05/03/2013
Alcuni riescono a restare calmi, e a controllare il tono di voce. Altri sibilano consigli trattenendo a stento lo sconforto e la stanchezza. Spesso poi si sbotta, si piange e infine si litiga.
E' l'odiato momento dei compiti: terrore dei bambini e dei genitori, capace di mettere in scena il peggio di ognuno di noi. Ed è anche un tema di costante e acceso confronto tra diverse fazioni. Divise tra chi si cerca di non venirne coinvolto e preferisce lasciare che il figlio, nel bene e nel male se la cavi da solo, e chi sceglie di tornare sui banchi di scuola sobbarcandosi, dopo una giornata di lavoro, anche le incombenze scolastiche dei figli arrivando, persino a parlare al plurale quando si tratta verifiche: «Domani abbiamo il compito in classe...».
Recentemente una lettrice di Famiglia Cristiana, ha chiesto consiglio sulle pagine della rubrica Essere genitori: «i compiti assegnati in quantità eccessiva dagli insegnanti, fatti di malavoglia da mio figlio di 8 anni, hanno obbligato me e mio marito ad assisterlo ogni giorno per almeno un’ora, quando tornavamo a casa dal lavoro la sera».
Categorica la risposta di Albero Pellai, medico e psicoterapeuta: «In casa tua c’è da cambiare tutto, ma proprio tutto. Se tuo figlio per fare i compiti attende che voi rientriate alla
sera dal lavoro, stanchi della vostra giornata e poi vi mettiate al suo fianco per assisterlo,
tutto funziona in modo esattamente opposto a come dovrebbe essere». E aggiunge: «consiglio sempre ai genitori di non diventare mai i maestri dei propri figli. Eventualmente sosteneteli se vi chiedono aiuto, controllate che abbiano fatto il loro dovere, interrogateli se ve lo chiedono.Tutto questo, però, è ben diverso dal sedersi al loro fianco e sostituirsi addirittura nel fare conticini e ricerche, come se i compiti fossero un affare vostro. Abituateli già alle elementari a rendersi autonomi e indipendenti».

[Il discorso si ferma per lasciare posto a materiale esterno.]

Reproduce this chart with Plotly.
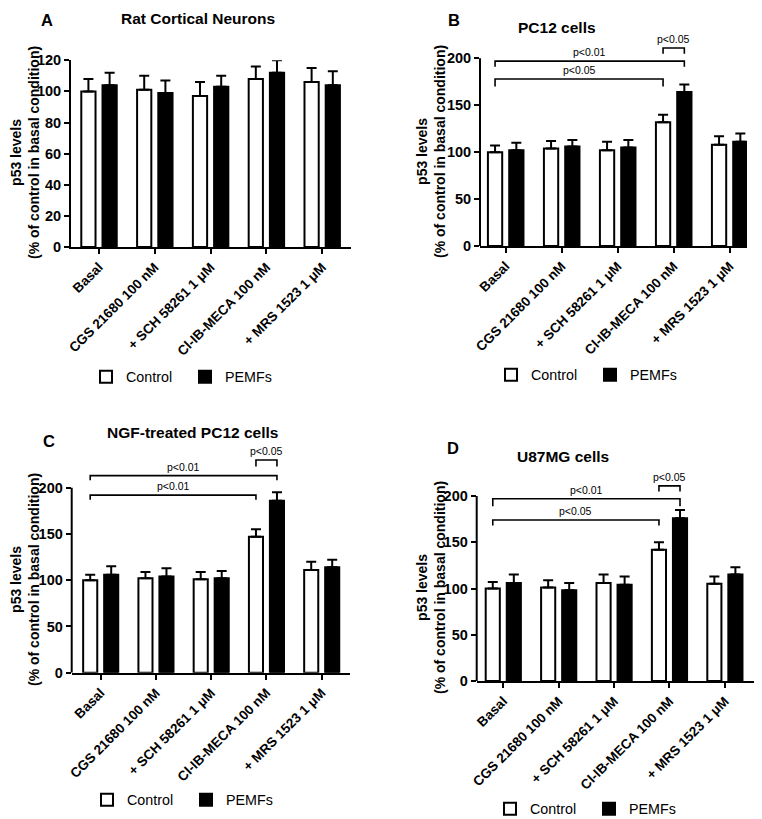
import plotly.graph_objects as go

# ---------------- data ----------------
categories = ["Basal", "CGS 21680 100 nM", "+ SCH 58261 1 μM",
              "Cl-IB-MECA 100 nM", "+ MRS 1523 1 μM"]
series_names = ["Control", "PEMFs"]

a_control = [100, 101, 97, 108, 106]
a_control_err = [8, 9, 9, 8, 9]
a_pemf = [104, 99, 103, 112, 104]
a_pemf_err = [8, 8, 7, 8, 9]

b_control = [100, 104, 102, 132, 108]
b_control_err = [7, 8, 9, 8, 9]
b_pemf = [102, 106, 105, 164, 111]
b_pemf_err = [8, 7, 8, 8, 9]

c_control = [100, 102, 101, 147, 111]
c_control_err = [6, 7, 8, 8, 9]
c_pemf = [106, 104, 102, 186, 114]
c_pemf_err = [9, 9, 8, 9, 8]

d_control = [100, 101, 106, 142, 105]
d_control_err = [7, 8, 9, 8, 8]
d_pemf = [106, 98, 104, 176, 115]
d_pemf_err = [9, 8, 9, 9, 8]

titles = ["Rat Cortical Neurons", "PC12 cells", "NGF-treated PC12 cells", "U87MG cells"]
letters = ["A", "B", "C", "D"]
y_ticks_a = [0, 20, 40, 60, 80, 100, 120]
y_ticks_bcd = [0, 50, 100, 150, 200]

# significance brackets: (from cat, from series, to cat, to series, y top, y foot, label)
b_brackets = [(0, 0, 3, 1, 197, 191, "p<0.01"),
              (0, 0, 3, 0, 178, 170, "p<0.05"),
              (3, 0, 3, 1, 211, 205, "p<0.05")]
c_brackets = [(0, 0, 3, 1, 213, 208, "p<0.01"),
              (0, 0, 3, 0, 192, 187, "p<0.01"),
              (3, 0, 3, 1, 230, 223, "p<0.05")]
d_brackets = [(0, 0, 3, 1, 197, 189, "p<0.01"),
              (0, 0, 3, 0, 174, 168, "p<0.05"),
              (3, 0, 3, 1, 211, 205, "p<0.05")]

# ---------------- layout / style ----------------
W, H = 762, 819
PAGE_OFFSET = 8  # default page margin around the plot div
FONT = "Liberation Sans, Arial, Helvetica, sans-serif"
BAR_W = 0.255
CENTERS = [-0.19, 0.19]  # bar centre offset for Control / PEMFs
FILLS = ["white", "black"]


def px(x):
    return (x - PAGE_OFFSET) / W


def py(y):
    return 1 - (y - PAGE_OFFSET) / H


panels = [
    dict(ctrl=a_control, ctrl_err=a_control_err, pemf=a_pemf, pemf_err=a_pemf_err,
         yticks=y_ticks_a, yaxis_top=120, yrange=[0, 120], brackets=[],
         xdom=[71, 351], ydom=[60.3, 247], xrange=[-0.502, 4.516],
         letter_pos=(47, 20), title_pos=(198, 19), ytitle_pos=(25, 153),
         legend_pos=(86, 377)),
    dict(ctrl=b_control, ctrl_err=b_control_err, pemf=b_pemf, pemf_err=b_pemf_err,
         yticks=y_ticks_bcd, yaxis_top=200, yrange=[0, 240], brackets=b_brackets,
         xdom=[480, 747], ydom=[20.8, 246], xrange=[-0.459, 4.309],
         letter_pos=(454, 20), title_pos=(557, 27), ytitle_pos=(431, 152),
         legend_pos=(491, 375)),
    dict(ctrl=c_control, ctrl_err=c_control_err, pemf=c_pemf, pemf_err=c_pemf_err,
         yticks=y_ticks_bcd, yaxis_top=200, yrange=[0, 240], brackets=c_brackets,
         xdom=[71.7, 350], ydom=[450.7, 672.7], xrange=[-0.525, 4.512],
         letter_pos=(49, 441), title_pos=(192, 432), ytitle_pos=(25, 580),
         legend_pos=(87, 800)),
    dict(ctrl=d_control, ctrl_err=d_control_err, pemf=d_pemf, pemf_err=d_pemf_err,
         yticks=y_ticks_bcd, yaxis_top=200, yrange=[0, 240], brackets=d_brackets,
         xdom=[476.7, 760], ydom=[459, 681], xrange=[-0.480, 4.634],
         letter_pos=(453, 448), title_pos=(563, 456), ytitle_pos=(431, 588),
         legend_pos=(490, 809)),
]

fig = go.Figure()
shapes = []
annotations = []
xcat = list(range(len(categories)))

for i, p in enumerate(panels):
    n = "" if i == 0 else str(i + 1)
    xa, ya = "x" + n, "y" + n
    legend_id = "legend" + n
    values = [(p["ctrl"], p["ctrl_err"]), (p["pemf"], p["pemf_err"])]
    for s, (vals, errs) in enumerate(values):
        fig.add_trace(go.Bar(
            x=xcat, y=vals, name=series_names[s],
            width=BAR_W, offset=CENTERS[s] - BAR_W / 2,
            marker=dict(color=FILLS[s], line=dict(color="black", width=2)),
            error_y=dict(type="data", array=errs, arrayminus=[0] * len(errs),
                         symmetric=False, color="black", thickness=2, width=5),
            xaxis=xa, yaxis=ya, legend=legend_id, showlegend=True,
        ))

    layout_x = dict(
        domain=[px(p["xdom"][0]), px(p["xdom"][1])], range=p["xrange"],
        anchor=ya, tickmode="array", tickvals=xcat, ticktext=categories,
        tickangle=-45, ticks="outside", ticklen=5, tickwidth=2, tickcolor="black",
        showline=True, linewidth=2, linecolor="black", showgrid=False, zeroline=False,
        automargin=False,
        tickfont=dict(family=FONT, size=13.5, color="black", weight="bold"),
    )
    separate_line = p["yaxis_top"] < p["yrange"][1]
    layout_y = dict(
        domain=[py(p["ydom"][1]), py(p["ydom"][0])], range=p["yrange"],
        anchor=xa, tickmode="array", tickvals=p["yticks"],
        ticks="outside", ticklen=5, tickwidth=2, tickcolor="black",
        showline=not separate_line, linewidth=2, linecolor="black",
        showgrid=False, zeroline=False, automargin=False,
        tickfont=dict(family=FONT, size=14.5, color="black", weight="bold"),
    )
    fig.update_layout(**{"xaxis" + n: layout_x, "yaxis" + n: layout_y})

    if separate_line:
        shapes.append(dict(type="line", xref=xa + " domain", yref=ya,
                           x0=0, x1=0, y0=0, y1=p["yaxis_top"],
                           line=dict(color="black", width=2)))

    for (c0, s0, c1, s1, ytop, yfoot, label) in p["brackets"]:
        x0 = c0 + CENTERS[s0]
        x1 = c1 + CENTERS[s1]
        shapes.append(dict(type="path", xref=xa, yref=ya,
                           path=f"M {x0},{yfoot} L {x0},{ytop} L {x1},{ytop} L {x1},{yfoot}",
                           line=dict(color="black", width=1.6)))
        annotations.append(dict(x=(x0 + x1) / 2, y=ytop, xref=xa, yref=ya,
                                text=label, showarrow=False, yanchor="bottom",
                                yshift=1, font=dict(family=FONT, size=10.5, color="black")))

    lx, ly = p["letter_pos"]
    annotations.append(dict(x=px(lx), y=py(ly), xref="paper", yref="paper",
                            text="<b>" + letters[i] + "</b>", showarrow=False,
                            xanchor="center", yanchor="middle",
                            font=dict(family=FONT, size=16.5, color="black")))
    tx, ty = p["title_pos"]
    annotations.append(dict(x=px(tx), y=py(ty), xref="paper", yref="paper",
                            text="<b>" + titles[i] + "</b>", showarrow=False,
                            xanchor="center", yanchor="middle",
                            font=dict(family=FONT, size=15.5, color="black")))
    yx, yy = p["ytitle_pos"]
    annotations.append(dict(x=px(yx), y=py(yy), xref="paper", yref="paper",
                            text="<b>p53 levels</b><br><b>(% of control in basal condition)</b>",
                            showarrow=False, textangle=-90,
                            xanchor="center", yanchor="middle",
                            font=dict(family=FONT, size=14, color="black")))

    gx, gy = p["legend_pos"]
    fig.update_layout(**{legend_id: dict(
        orientation="h", x=px(gx), y=py(gy), xanchor="left", yanchor="middle",
        xref="paper", yref="paper", bgcolor="rgba(0,0,0,0)",
        font=dict(family=FONT, size=14.3, color="black"),
        entrywidth=54, itemclick=False, itemdoubleclick=False,
    )})

fig.update_layout(
    width=W, height=H, margin=dict(l=0, r=0, t=0, b=0, autoexpand=False),
    paper_bgcolor="white", plot_bgcolor="white",
    barmode="overlay", shapes=shapes, annotations=annotations,
    font=dict(family=FONT, color="black"),
)

fig.write_html("out.html")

La risposta non è piaciuta a un papà che, in seguito, è così intervenuto: «Io penso che sia utile che i genitori dopo una giornata lavorativa stiano a fianco dei figli per aiutarli nei compiti. Molti, stanchi del lavoro, non ne hanno alcuna voglia, ma questo è un problema di maturità dei genitori e non dei figli».
Ancora più deciso Alberto Pellai: «Il dovere di un genitore non è controllare e obbligare i figli a fare i compiti, ma educarli a diventare responsabili, a comprendere che nella vita ci sono cose faticose che devono essere fatte, anche se non se ne ha voglia». Due, a suo parere, sono le strade da intraprendere perché ciò avvenga: diventare cani segugio stando sempre alle calcagna dei figli, oppure sostenerli perché si abituino a diventare autonomi.
Pellai ricorda che alla sera genitori e figli devono stare insieme per fare famiglia e non per fare i compiti: «Mi capita molto spesso di sentire storie di genitori che urlano, figli che piangono e scapaccioni che volano a causa di compiti che i figli non capiscono e che i genitori provano loro a spiegare. Tutto questo è negativo. In tali situazioni si genera una dipendenza reciproca e malsana e si crea frustrazione in tutti, facendo diventare il tempo di famiglia un tempo di conflitti e dissapori».